**Task objective:** Leave out every picture, then transcribe the rest of the listing exactly.

**Data for this task:**
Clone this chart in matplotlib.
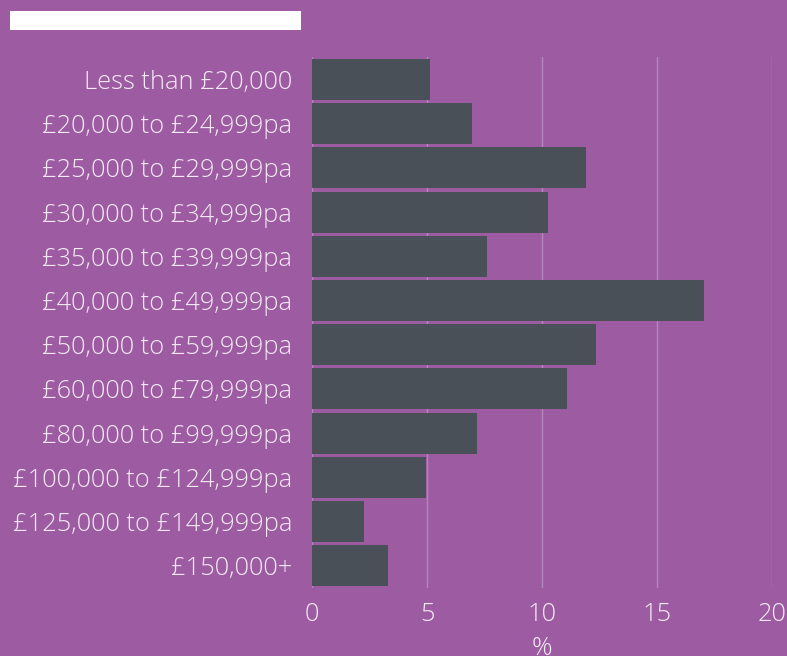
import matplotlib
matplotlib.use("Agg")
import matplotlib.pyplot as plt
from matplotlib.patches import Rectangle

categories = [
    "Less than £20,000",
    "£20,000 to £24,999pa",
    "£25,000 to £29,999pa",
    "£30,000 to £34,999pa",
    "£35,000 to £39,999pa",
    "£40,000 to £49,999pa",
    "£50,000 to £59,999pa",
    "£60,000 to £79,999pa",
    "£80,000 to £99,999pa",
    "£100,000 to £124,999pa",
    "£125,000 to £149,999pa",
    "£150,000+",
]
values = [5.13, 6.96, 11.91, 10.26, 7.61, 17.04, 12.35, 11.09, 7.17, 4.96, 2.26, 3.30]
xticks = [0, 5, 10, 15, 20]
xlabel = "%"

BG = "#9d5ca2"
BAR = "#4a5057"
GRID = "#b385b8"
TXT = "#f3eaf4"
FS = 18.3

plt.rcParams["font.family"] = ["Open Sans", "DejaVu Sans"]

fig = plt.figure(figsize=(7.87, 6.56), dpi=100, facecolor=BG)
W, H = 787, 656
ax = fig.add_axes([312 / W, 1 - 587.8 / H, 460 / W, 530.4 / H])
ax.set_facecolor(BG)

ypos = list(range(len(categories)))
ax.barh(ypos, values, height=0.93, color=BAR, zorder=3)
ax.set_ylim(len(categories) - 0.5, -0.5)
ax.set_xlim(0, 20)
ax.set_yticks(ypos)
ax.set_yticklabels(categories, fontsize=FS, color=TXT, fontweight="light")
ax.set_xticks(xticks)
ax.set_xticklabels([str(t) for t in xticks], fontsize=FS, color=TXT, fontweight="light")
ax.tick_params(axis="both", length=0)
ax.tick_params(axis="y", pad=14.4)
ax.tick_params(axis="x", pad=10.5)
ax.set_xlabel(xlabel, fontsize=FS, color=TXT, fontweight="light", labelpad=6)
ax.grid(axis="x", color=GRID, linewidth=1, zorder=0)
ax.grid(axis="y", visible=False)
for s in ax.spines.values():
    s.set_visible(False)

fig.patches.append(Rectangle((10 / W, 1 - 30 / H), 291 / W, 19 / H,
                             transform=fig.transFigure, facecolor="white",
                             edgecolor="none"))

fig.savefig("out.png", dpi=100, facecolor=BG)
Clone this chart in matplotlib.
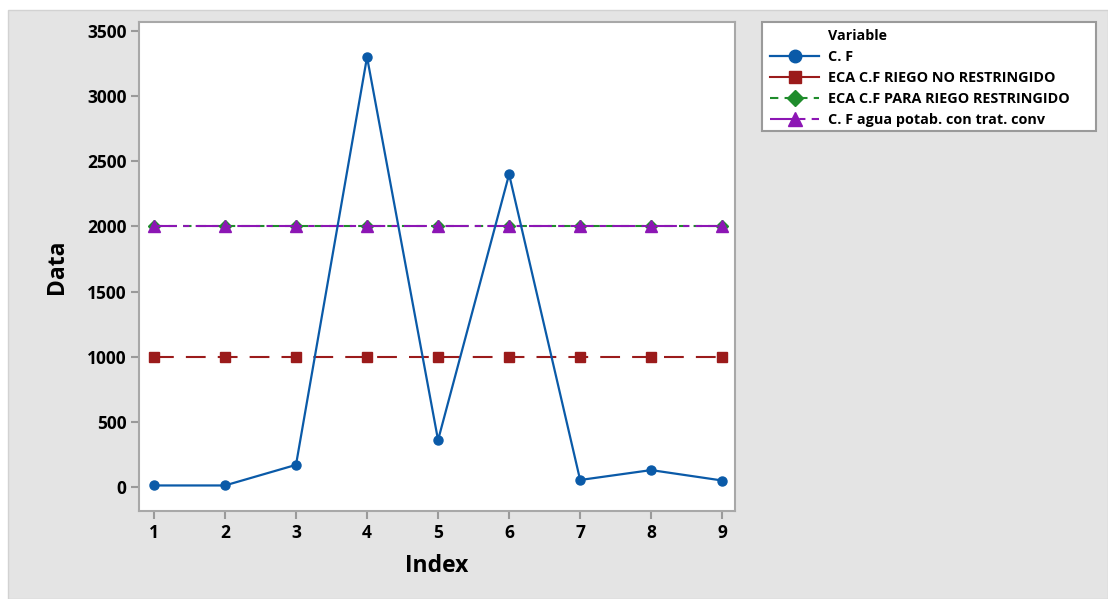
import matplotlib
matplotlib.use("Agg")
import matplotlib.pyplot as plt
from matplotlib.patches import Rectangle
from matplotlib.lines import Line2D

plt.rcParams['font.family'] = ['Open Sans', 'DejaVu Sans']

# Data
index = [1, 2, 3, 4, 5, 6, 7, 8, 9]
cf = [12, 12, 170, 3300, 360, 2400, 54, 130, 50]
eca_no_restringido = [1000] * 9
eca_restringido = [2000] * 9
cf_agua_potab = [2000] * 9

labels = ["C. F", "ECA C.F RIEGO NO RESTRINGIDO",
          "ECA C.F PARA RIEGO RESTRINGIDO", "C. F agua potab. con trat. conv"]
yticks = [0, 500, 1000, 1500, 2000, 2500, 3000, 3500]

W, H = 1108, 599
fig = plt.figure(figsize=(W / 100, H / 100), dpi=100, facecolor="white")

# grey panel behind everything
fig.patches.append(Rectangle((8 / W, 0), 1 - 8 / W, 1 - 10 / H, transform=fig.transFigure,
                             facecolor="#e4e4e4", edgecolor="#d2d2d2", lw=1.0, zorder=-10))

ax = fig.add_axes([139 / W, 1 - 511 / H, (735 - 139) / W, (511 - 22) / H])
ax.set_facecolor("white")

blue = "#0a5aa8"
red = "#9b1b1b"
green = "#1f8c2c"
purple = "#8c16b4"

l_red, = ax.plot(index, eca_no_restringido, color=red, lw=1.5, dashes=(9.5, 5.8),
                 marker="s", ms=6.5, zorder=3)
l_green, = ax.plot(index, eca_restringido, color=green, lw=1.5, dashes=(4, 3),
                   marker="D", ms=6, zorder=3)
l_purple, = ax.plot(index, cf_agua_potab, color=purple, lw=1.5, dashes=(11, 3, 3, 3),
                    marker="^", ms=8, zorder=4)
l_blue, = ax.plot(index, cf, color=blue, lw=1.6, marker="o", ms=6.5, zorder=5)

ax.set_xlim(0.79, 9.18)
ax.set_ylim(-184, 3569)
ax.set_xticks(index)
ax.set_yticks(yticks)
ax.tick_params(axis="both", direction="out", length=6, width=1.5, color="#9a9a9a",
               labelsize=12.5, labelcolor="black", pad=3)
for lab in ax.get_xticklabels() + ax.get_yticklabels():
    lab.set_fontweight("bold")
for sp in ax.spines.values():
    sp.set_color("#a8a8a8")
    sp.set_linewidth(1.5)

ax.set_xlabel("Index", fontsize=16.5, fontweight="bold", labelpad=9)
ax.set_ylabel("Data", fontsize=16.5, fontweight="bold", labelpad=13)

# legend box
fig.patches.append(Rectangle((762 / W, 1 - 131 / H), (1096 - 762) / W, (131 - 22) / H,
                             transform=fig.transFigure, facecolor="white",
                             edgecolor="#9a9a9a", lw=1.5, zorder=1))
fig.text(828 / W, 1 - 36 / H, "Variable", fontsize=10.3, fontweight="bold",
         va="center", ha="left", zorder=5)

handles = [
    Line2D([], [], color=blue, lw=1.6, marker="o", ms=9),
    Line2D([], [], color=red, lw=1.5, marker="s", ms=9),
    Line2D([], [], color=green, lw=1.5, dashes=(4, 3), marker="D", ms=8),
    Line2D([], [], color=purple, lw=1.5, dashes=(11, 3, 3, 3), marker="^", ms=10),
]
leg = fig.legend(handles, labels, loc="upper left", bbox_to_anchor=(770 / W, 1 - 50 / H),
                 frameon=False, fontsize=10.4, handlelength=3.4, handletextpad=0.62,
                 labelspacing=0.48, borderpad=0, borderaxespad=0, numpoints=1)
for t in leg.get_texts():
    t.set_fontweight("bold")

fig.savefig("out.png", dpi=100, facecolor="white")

**Task result:**
Clone this chart in matplotlib.
import matplotlib
matplotlib.use("Agg")
import matplotlib.pyplot as plt
from matplotlib.patches import Rectangle

categories = [
    "Less than £20,000",
    "£20,000 to £24,999pa",
    "£25,000 to £29,999pa",
    "£30,000 to £34,999pa",
    "£35,000 to £39,999pa",
    "£40,000 to £49,999pa",
    "£50,000 to £59,999pa",
    "£60,000 to £79,999pa",
    "£80,000 to £99,999pa",
    "£100,000 to £124,999pa",
    "£125,000 to £149,999pa",
    "£150,000+",
]
values = [5.13, 6.96, 11.91, 10.26, 7.61, 17.04, 12.35, 11.09, 7.17, 4.96, 2.26, 3.30]
xticks = [0, 5, 10, 15, 20]
xlabel = "%"

BG = "#9d5ca2"
BAR = "#4a5057"
GRID = "#b385b8"
TXT = "#f3eaf4"
FS = 18.3

plt.rcParams["font.family"] = ["Open Sans", "DejaVu Sans"]

fig = plt.figure(figsize=(7.87, 6.56), dpi=100, facecolor=BG)
W, H = 787, 656
ax = fig.add_axes([312 / W, 1 - 587.8 / H, 460 / W, 530.4 / H])
ax.set_facecolor(BG)

ypos = list(range(len(categories)))
ax.barh(ypos, values, height=0.93, color=BAR, zorder=3)
ax.set_ylim(len(categories) - 0.5, -0.5)
ax.set_xlim(0, 20)
ax.set_yticks(ypos)
ax.set_yticklabels(categories, fontsize=FS, color=TXT, fontweight="light")
ax.set_xticks(xticks)
ax.set_xticklabels([str(t) for t in xticks], fontsize=FS, color=TXT, fontweight="light")
ax.tick_params(axis="both", length=0)
ax.tick_params(axis="y", pad=14.4)
ax.tick_params(axis="x", pad=10.5)
ax.set_xlabel(xlabel, fontsize=FS, color=TXT, fontweight="light", labelpad=6)
ax.grid(axis="x", color=GRID, linewidth=1, zorder=0)
ax.grid(axis="y", visible=False)
for s in ax.spines.values():
    s.set_visible(False)

fig.patches.append(Rectangle((10 / W, 1 - 30 / H), 291 / W, 19 / H,
                             transform=fig.transFigure, facecolor="white",
                             edgecolor="none"))

fig.savefig("out.png", dpi=100, facecolor=BG)
Clone this chart in matplotlib.
import matplotlib
matplotlib.use("Agg")
import matplotlib.pyplot as plt
from matplotlib.patches import Rectangle
from matplotlib.lines import Line2D

plt.rcParams['font.family'] = ['Open Sans', 'DejaVu Sans']

# Data
index = [1, 2, 3, 4, 5, 6, 7, 8, 9]
cf = [12, 12, 170, 3300, 360, 2400, 54, 130, 50]
eca_no_restringido = [1000] * 9
eca_restringido = [2000] * 9
cf_agua_potab = [2000] * 9

labels = ["C. F", "ECA C.F RIEGO NO RESTRINGIDO",
          "ECA C.F PARA RIEGO RESTRINGIDO", "C. F agua potab. con trat. conv"]
yticks = [0, 500, 1000, 1500, 2000, 2500, 3000, 3500]

W, H = 1108, 599
fig = plt.figure(figsize=(W / 100, H / 100), dpi=100, facecolor="white")

# grey panel behind everything
fig.patches.append(Rectangle((8 / W, 0), 1 - 8 / W, 1 - 10 / H, transform=fig.transFigure,
                             facecolor="#e4e4e4", edgecolor="#d2d2d2", lw=1.0, zorder=-10))

ax = fig.add_axes([139 / W, 1 - 511 / H, (735 - 139) / W, (511 - 22) / H])
ax.set_facecolor("white")

blue = "#0a5aa8"
red = "#9b1b1b"
green = "#1f8c2c"
purple = "#8c16b4"

l_red, = ax.plot(index, eca_no_restringido, color=red, lw=1.5, dashes=(9.5, 5.8),
                 marker="s", ms=6.5, zorder=3)
l_green, = ax.plot(index, eca_restringido, color=green, lw=1.5, dashes=(4, 3),
                   marker="D", ms=6, zorder=3)
l_purple, = ax.plot(index, cf_agua_potab, color=purple, lw=1.5, dashes=(11, 3, 3, 3),
                    marker="^", ms=8, zorder=4)
l_blue, = ax.plot(index, cf, color=blue, lw=1.6, marker="o", ms=6.5, zorder=5)

ax.set_xlim(0.79, 9.18)
ax.set_ylim(-184, 3569)
ax.set_xticks(index)
ax.set_yticks(yticks)
ax.tick_params(axis="both", direction="out", length=6, width=1.5, color="#9a9a9a",
               labelsize=12.5, labelcolor="black", pad=3)
for lab in ax.get_xticklabels() + ax.get_yticklabels():
    lab.set_fontweight("bold")
for sp in ax.spines.values():
    sp.set_color("#a8a8a8")
    sp.set_linewidth(1.5)

ax.set_xlabel("Index", fontsize=16.5, fontweight="bold", labelpad=9)
ax.set_ylabel("Data", fontsize=16.5, fontweight="bold", labelpad=13)

# legend box
fig.patches.append(Rectangle((762 / W, 1 - 131 / H), (1096 - 762) / W, (131 - 22) / H,
                             transform=fig.transFigure, facecolor="white",
                             edgecolor="#9a9a9a", lw=1.5, zorder=1))
fig.text(828 / W, 1 - 36 / H, "Variable", fontsize=10.3, fontweight="bold",
         va="center", ha="left", zorder=5)

handles = [
    Line2D([], [], color=blue, lw=1.6, marker="o", ms=9),
    Line2D([], [], color=red, lw=1.5, marker="s", ms=9),
    Line2D([], [], color=green, lw=1.5, dashes=(4, 3), marker="D", ms=8),
    Line2D([], [], color=purple, lw=1.5, dashes=(11, 3, 3, 3), marker="^", ms=10),
]
leg = fig.legend(handles, labels, loc="upper left", bbox_to_anchor=(770 / W, 1 - 50 / H),
                 frameon=False, fontsize=10.4, handlelength=3.4, handletextpad=0.62,
                 labelspacing=0.48, borderpad=0, borderaxespad=0, numpoints=1)
for t in leg.get_texts():
    t.set_fontweight("bold")

fig.savefig("out.png", dpi=100, facecolor="white")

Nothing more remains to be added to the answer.